>> BEGIN

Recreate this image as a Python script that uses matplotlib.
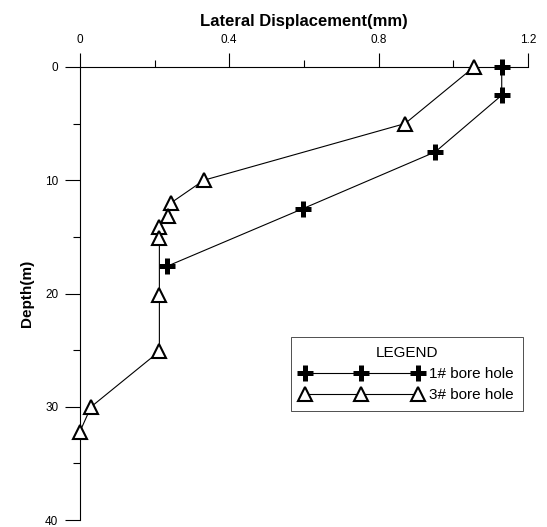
import numpy as np
import matplotlib as mpl
mpl.use('Agg')
import matplotlib.pyplot as plt
from matplotlib.ticker import MultipleLocator

plt.rcParams['font.family'] = ['Liberation Sans', 'DejaVu Sans']

# 1# bore hole
disp1 = [1.13, 1.13, 0.952, 0.598, 0.233]
depth1 = [0, 2.5, 7.5, 12.5, 17.6]

# 3# bore hole
disp3 = [1.056, 0.871, 0.332, 0.244, 0.235, 0.213, 0.213, 0.213, 0.213, 0.03, 0.0]
depth3 = [0, 5.0, 10.0, 12.0, 13.2, 14.1, 15.1, 20.1, 25.1, 30.0, 32.2]

fig = plt.figure(figsize=(5.47, 5.27), dpi=100)
ax = fig.add_axes([0.146, 0.013, 0.819, 0.860])

ax.plot(disp1, depth1, color='k', lw=0.8, marker='+', ms=11,
        mec='k', mew=3.6, label='1# bore hole', clip_on=False, zorder=3)
ax.plot(disp3, depth3, color='k', lw=0.8, marker='^', ms=10,
        mfc='white', mec='k', mew=1.5, label='3# bore hole', clip_on=False, zorder=3)

ax.set_xlim(0, 1.2)
ax.set_ylim(40, 0)

ax.spines['right'].set_visible(False)
ax.spines['bottom'].set_visible(False)
ax.spines['left'].set_linewidth(0.8)
ax.spines['top'].set_linewidth(0.8)

ax.xaxis.tick_top()
ax.xaxis.set_label_position('top')
ax.xaxis.set_minor_locator(MultipleLocator(0.2))
ax.yaxis.set_major_locator(MultipleLocator(10))
ax.yaxis.set_minor_locator(MultipleLocator(5))
ax.set_xticks([0, 0.4, 0.8, 1.2], ['0', '0.4', '0.8', '1.2'])

ax.tick_params(which='major', length=10, width=0.8, labelsize=8.5, direction='out', pad=5)
ax.tick_params(which='minor', length=5, width=0.8, direction='out')
ax.tick_params(axis='y', which='major', length=10.5)

ax.set_xlabel('Lateral Displacement(mm)', fontsize=12, fontweight='bold', labelpad=6)
ax.set_ylabel('Depth(m)', fontsize=11, fontweight='bold', labelpad=8)

leg = ax.legend(loc='upper left', bbox_to_anchor=(0.471, 0.404), borderaxespad=0,
                numpoints=3, title='LEGEND', fontsize=11, title_fontsize=11,
                frameon=True, fancybox=False, edgecolor='k', handlelength=8.0,
                handletextpad=0.45, borderpad=0.6, labelspacing=0.45)
leg.get_frame().set_linewidth(0.6)

fig.savefig('out.png', dpi=100)
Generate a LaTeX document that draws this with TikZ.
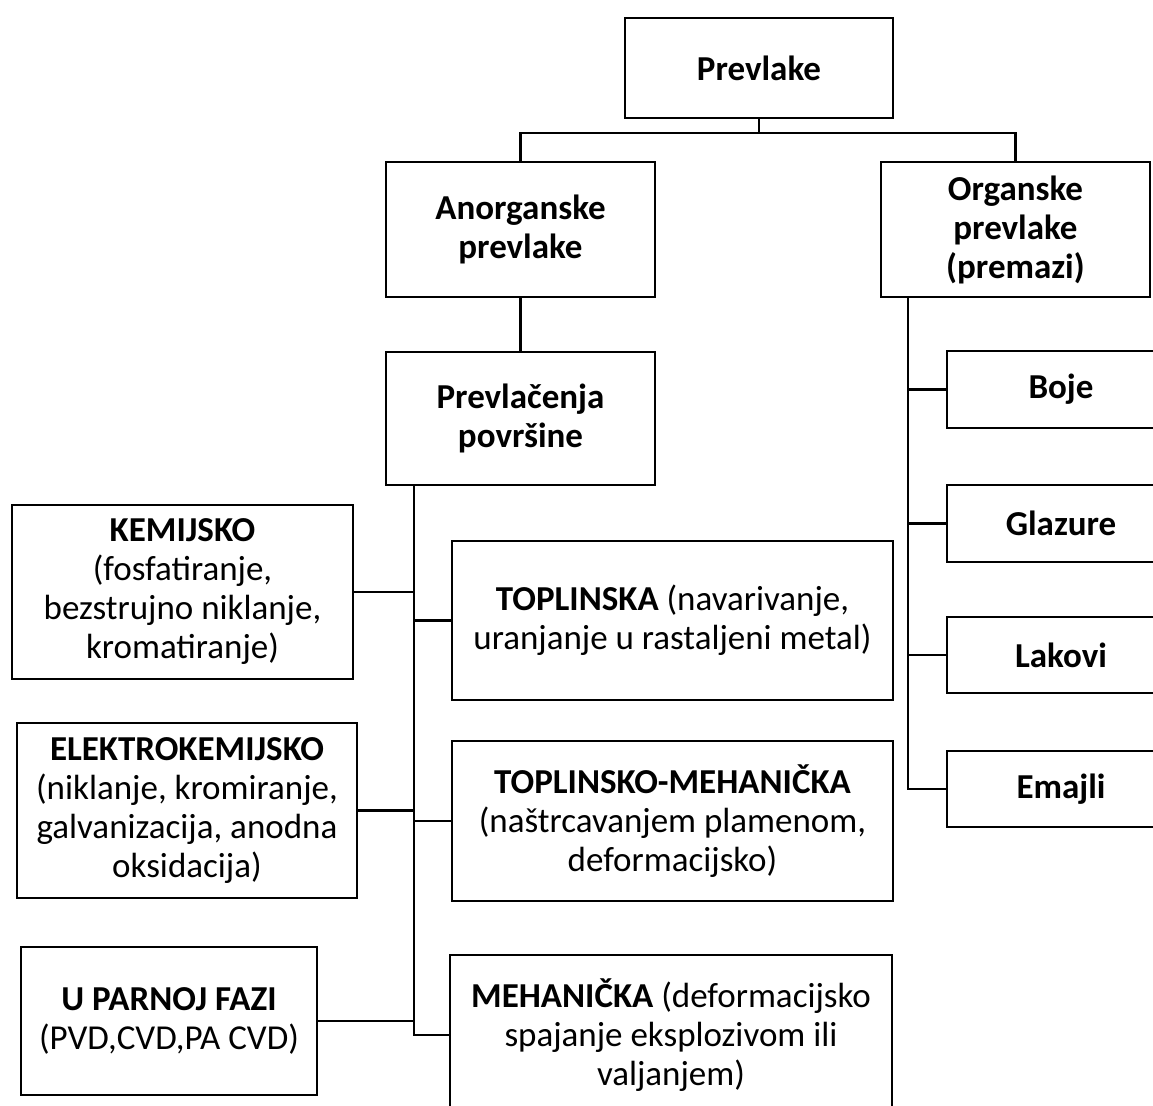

>> END

■ **What the task requires**: Extract the full listing exactly, with the pictures left out.

■ **Answer**:
Recreate this image as a Python script that uses matplotlib.
import numpy as np
import matplotlib as mpl
mpl.use('Agg')
import matplotlib.pyplot as plt
from matplotlib.ticker import MultipleLocator

plt.rcParams['font.family'] = ['Liberation Sans', 'DejaVu Sans']

# 1# bore hole
disp1 = [1.13, 1.13, 0.952, 0.598, 0.233]
depth1 = [0, 2.5, 7.5, 12.5, 17.6]

# 3# bore hole
disp3 = [1.056, 0.871, 0.332, 0.244, 0.235, 0.213, 0.213, 0.213, 0.213, 0.03, 0.0]
depth3 = [0, 5.0, 10.0, 12.0, 13.2, 14.1, 15.1, 20.1, 25.1, 30.0, 32.2]

fig = plt.figure(figsize=(5.47, 5.27), dpi=100)
ax = fig.add_axes([0.146, 0.013, 0.819, 0.860])

ax.plot(disp1, depth1, color='k', lw=0.8, marker='+', ms=11,
        mec='k', mew=3.6, label='1# bore hole', clip_on=False, zorder=3)
ax.plot(disp3, depth3, color='k', lw=0.8, marker='^', ms=10,
        mfc='white', mec='k', mew=1.5, label='3# bore hole', clip_on=False, zorder=3)

ax.set_xlim(0, 1.2)
ax.set_ylim(40, 0)

ax.spines['right'].set_visible(False)
ax.spines['bottom'].set_visible(False)
ax.spines['left'].set_linewidth(0.8)
ax.spines['top'].set_linewidth(0.8)

ax.xaxis.tick_top()
ax.xaxis.set_label_position('top')
ax.xaxis.set_minor_locator(MultipleLocator(0.2))
ax.yaxis.set_major_locator(MultipleLocator(10))
ax.yaxis.set_minor_locator(MultipleLocator(5))
ax.set_xticks([0, 0.4, 0.8, 1.2], ['0', '0.4', '0.8', '1.2'])

ax.tick_params(which='major', length=10, width=0.8, labelsize=8.5, direction='out', pad=5)
ax.tick_params(which='minor', length=5, width=0.8, direction='out')
ax.tick_params(axis='y', which='major', length=10.5)

ax.set_xlabel('Lateral Displacement(mm)', fontsize=12, fontweight='bold', labelpad=6)
ax.set_ylabel('Depth(m)', fontsize=11, fontweight='bold', labelpad=8)

leg = ax.legend(loc='upper left', bbox_to_anchor=(0.471, 0.404), borderaxespad=0,
                numpoints=3, title='LEGEND', fontsize=11, title_fontsize=11,
                frameon=True, fancybox=False, edgecolor='k', handlelength=8.0,
                handletextpad=0.45, borderpad=0.6, labelspacing=0.45)
leg.get_frame().set_linewidth(0.6)

fig.savefig('out.png', dpi=100)
Generate a LaTeX document that draws this with TikZ.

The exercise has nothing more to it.